While investigating the parent task and all the new things added in future versions of memcached, I reviewed a bit also the current evictions that we are getting in our slabs. For example, let's pick mc1019:
[[ https://grafana.wikimedia.org/d/000000317/memcache-slabs?panelId=30&fullscreen&orgId=1&var-datasource=eqiad%20prometheus%2Fops&var-cluster=memcached&var-instance=mc1019&var-slab=All | Grafana ]]

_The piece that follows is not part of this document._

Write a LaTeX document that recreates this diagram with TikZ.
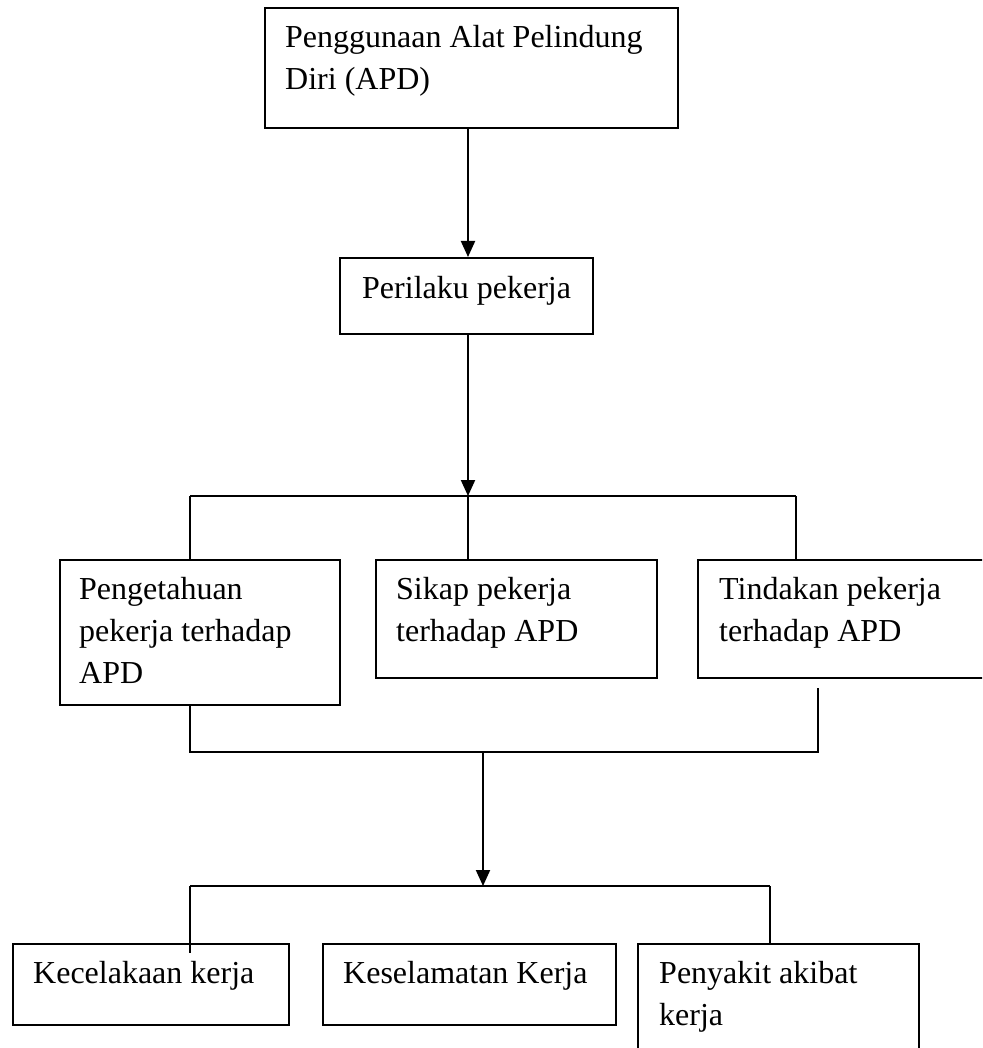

Most of the evictions seems to be for slabs 18 and 31, let's pick 31 and check two graphs:
The items stored are really a lot (very small ones, the slab size is ~400B) but it is also clear that the evictions are happening due to missing space on the slab. This is also true for slab 18, and probably others. In future versions of memcached a thread will be dedicated to clean up expired/etc.. keys periodically (to help free some slab space), but sadly in our version everything is very static (we could in theory move 1M pages from one slab to the other manually but I wouldn't trust that functionality).
We are currently limiting memcached's memory usage with `-m 89088`, but as far as I can see from the mc10XX host graphs there is a ton of free ram (not even used for page cache) that we could in theory dedicate to memcached as experiment, to see if adding say +10G worth of slabs could reduce evictions and possibly improve get hit ratio.